The company said its core operating outlook remained on target for the year, relieving investors who bid up the stock by 3 percent.
"It should be good enough to ease concerns," Citi analyst Itay Michaeli said. "Expectations were very low. People were just kind of nervous overall about how the quarter would look. The story really here though, in terms of fundamentals, is better performance in the international regions."
The quarter included a previously disclosed charge of $1.3 billion for the recall. Chief Financial Officer Chuck Stevens said it was too early to predict whether GM would take more charges. He also said the company was still studying its options for the victims of the faulty switches, which have been linked to at least 13 deaths.
Safety advocates and some lawmakers have called for GM to establish a victims compensation fund.
"Obviously, the recall campaign charges in the first quarter overshadows the headline results, but if you look underneath that, we had strong performance across the board," Stevens told reporters at the company's Detroit headquarters.
Some GM ignition switches have made vehicle engines stall while operating, stop airbags from deploying, and power steering and power brakes from operating. The company is under investigation by U.S. safety regulators, Congress and the U.S. Department of Justice over its failure to detect the faulty part for more than a decade.

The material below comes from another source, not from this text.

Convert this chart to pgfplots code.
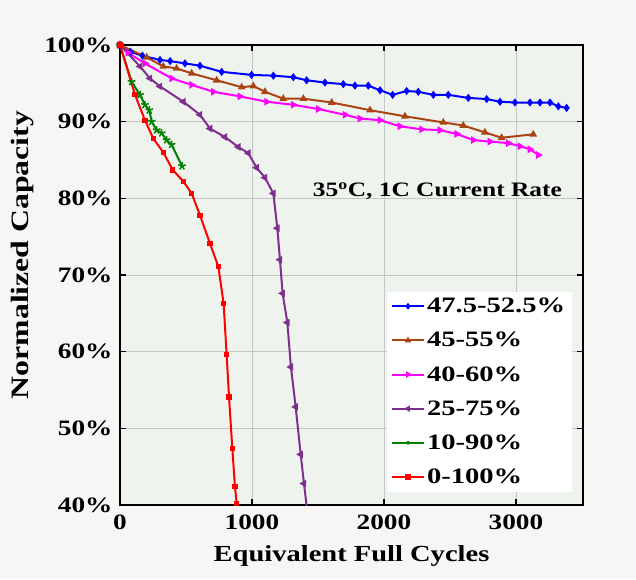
\documentclass[border=0pt]{standalone}
\usepackage{fontspec}
\setmainfont{Liberation Serif}
\newfontfamily\wide{Liberation Serif}[FakeStretch=1.24]
\newfontfamily\wider{Liberation Serif}[FakeStretch=1.27]
\newfontfamily\legf{Liberation Serif}[FakeStretch=1.3]
\usepackage{pgfplots}
\pgfplotsset{compat=1.18}
\definecolor{pagebg}{RGB}{248,245,245}
\definecolor{plotbg}{RGB}{238,243,237}
\definecolor{gridc}{RGB}{196,200,196}
\definecolor{cbrown}{RGB}{170,68,20}
\definecolor{cpurple}{RGB}{126,47,142}
\definecolor{cgreen}{RGB}{0,128,0}
\definecolor{cmag}{RGB}{255,0,255}
\definecolor{cblue}{RGB}{0,0,255}
\definecolor{cred}{RGB}{255,0,0}
\begin{document}
\begin{tikzpicture}[x=1pt,y=1pt]
\path[use as bounding box, fill=pagebg] (-120,-74) rectangle (516,505);
\begin{axis}[
  at={(0,0)}, anchor=south west,
  scale only axis, width=463pt, height=460pt,
  xmin=0, xmax=3508, ymin=40, ymax=100,
  xtick={0,1000,2000,3000}, ytick={40,50,60,70,80,90,100},
  axis background/.style={fill=plotbg},
  grid=major, major grid style={gridc, line width=0.9pt},
  axis line style={black, line width=1.8pt},
  tick style={black, line width=1.4pt, major tick length=6pt},
  tick align=inside,
  /pgf/number format/assume math mode=true,
  /pgf/number format/1000 sep={},
  ticklabel style={font=\wide\fontsize{22}{24}\selectfont\bfseries},
  xticklabel style={yshift=-6pt},
  yticklabel style={xshift=-4pt},
  yticklabel={\pgfmathprintnumber{\tick}\%},
  xlabel={Equivalent Full Cycles},
  ylabel={Normalized Capacity},
  xlabel style={font=\wide\fontsize{23}{26}\selectfont\bfseries, yshift=-9pt},
  ylabel style={font=\wider\fontsize{25}{28}\selectfont\bfseries, yshift=4pt, xshift=20pt},
  legend style={at={(0.975,0.03)}, anchor=south east, fill=white, draw=white,
    font=\legf\fontsize{22}{24}\selectfont\bfseries, row sep=14pt,
    inner sep=4pt},
  legend cell align=left,
  legend image code/.code={\draw[mark repeat=2,mark phase=2,line width=2pt] plot coordinates {(0pt,0pt) (16pt,0pt) (32pt,0pt)};},
  legend image post style={mark size=1.8pt},
  clip=true,
]
\addplot[cblue, line width=2pt, mark=diamond*, mark size=2.5pt] coordinates {
(0,100) (80,99.1) (170,98.6) (303,98.05) (380,97.9) (492,97.6) (606,97.3) (770,96.5) (997,96.1) (1162,96.0) (1313,95.8) (1414,95.4) (1553,95.1) (1692,94.9) (1780,94.7) (1881,94.7) (1970,94.1) (2066,93.5) (2172,94.0) (2260,93.9) (2374,93.5) (2487,93.5) (2639,93.1) (2778,92.95) (2879,92.6) (2992,92.5) (3106,92.5) (3182,92.5) (3258,92.5) (3321,92.0) (3384,91.8)};
\addlegendentry{47.5-52.5\%}
\addplot[cbrown, line width=2pt, mark=triangle*, mark size=2.5pt] coordinates {
(0,100) (202,98.4) (328,97.2) (429,96.95) (543,96.3) (732,95.4) (922,94.5) (1010,94.65) (1098,93.9) (1237,93.0) (1389,93.0) (1604,92.5) (1894,91.5) (2159,90.7) (2449,89.9) (2601,89.5) (2765,88.6) (2891,87.9) (3131,88.35)};
\addlegendentry{45-55\%}
\addplot[cmag, line width=2pt, mark=triangle*, mark size=2.5pt, mark options={rotate=-90}] coordinates {
(0,100) (60,99.0) (189,97.6) (391,95.65) (543,94.8) (707,93.9) (909,93.3) (1111,92.6) (1313,92.2) (1502,91.65) (1705,90.9) (1818,90.4) (1970,90.2) (2121,89.4) (2285,89.0) (2424,88.9) (2551,88.4) (2677,87.6) (2803,87.4) (2942,87.2) (3030,86.8) (3106,86.4) (3170,85.65)};
\addlegendentry{40-60\%}
\addplot[cpurple, line width=2pt, mark=triangle*, mark size=2.5pt, mark options={rotate=90}] coordinates {
(0,100) (152,97.2) (227,95.65) (303,94.6) (480,92.6) (606,90.9) (682,89.1) (795,88.0) (896,86.7) (972,85.9) (1035,84.0) (1098,82.7) (1162,80.65) (1192,76.1) (1212,72.0) (1232,67.6) (1268,63.8) (1295,58.0) (1331,52.8) (1369,46.6) (1394,42.8) (1420,39.0)};
\addlegendentry{25-75\%}
\addplot[cgreen, line width=2pt, mark=star, mark size=4pt, mark options={line width=1.5pt}] coordinates {
(0,100) (88,95.2) (152,93.5) (189,92.2) (222,91.5) (240,90.0) (278,88.9) (316,88.5) (353,87.6) (391,87.0) (470,84.2)};
\addlegendentry{10-90\%}
\addplot[cred, line width=2pt, mark=square*, mark size=1.6pt] coordinates {
(0,100) (114,93.5) (189,90.2) (252,87.8) (328,86.0) (400,83.7) (480,82.2) (543,80.65) (606,77.8) (682,74.1) (745,71.1) (785,66.3) (808,59.6) (826,54.1) (851,47.4) (871,42.4) (884,40.2) (892,39.0)};
\addlegendentry{0-100\%}
\node[font=\wide\fontsize{20.5}{24}\selectfont\bfseries] at (axis cs:2405,80.9) {35\textsuperscript{o}C, 1C Current Rate};
\end{axis}
\end{tikzpicture}
\end{document}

Net income in the first quarter fell to $108 million, or 6 cents a share, from $873 million, or 58 cents a share, in the year-earlier period. The most recent quarter included recall costs of $1.3 billion, or 48 cents a share.
Excluding a charge mostly for the devaluation of the Venezuelan currency, GM earned 29 cents a share, far better than the 4 cents analysts expected, according to a poll by Thomson Reuters I/B/E/S.
Revenue rose 1.4 percent from last year to $37.4 billion, but below the $38.4 billion that analysts expected.
GM raised prices for its vehicles, which boosted operating profits by $1.8 billion. The bulk of the increase was in North America, thanks to higher sales of more lucrative versions of its redesigned Chevrolet Silverado and GMC Sierra full-size pickup trucks.
Stevens said the average transaction price for the trucks rose about $5,000 in the quarter from a year ago, and overall prices were up about $2,000 per vehicle.
Citi's Michaeli said North American results were solid, profit margins in China rebounded from the fourth quarter and the performance in Europe improved.
GM's operating profit in North America fell 61 percent to $557 million due to the costs associated with the defective switches and other recalls. Profit at its international operations, including China, fell 47 percent to $252 million.
The loss in Europe widened to $284 million from $152 million last year, but the quarter included $200 million in restructuring costs already outlined by the company. CFO Stevens said the company was "seeing real progress in Europe." It has said financial results would return to breakeven by mid-decade.
The loss in South America grew to $156 million from $38 million last year.
Of the $1.3 billion to cover the various recalls in the first quarter, GM said about $700 million was related to the defective ignition switches, including $300 million to cover the cost of courtesy cars for owners who do not want to drive the cars affected by the recall switch.
GM said multiple shifts were working at Delphi Automotive Plc plant in Mexico, where replacement parts for the switch recall are being made. A second line will likely begin production in June, with a third line to begin later in the summer. It said it would have enough parts by October to repair most of the affected cars, a spokesman said.
Shares in GM rose 3 percent, or $1, to $35.38 on the New York Stock Exchange.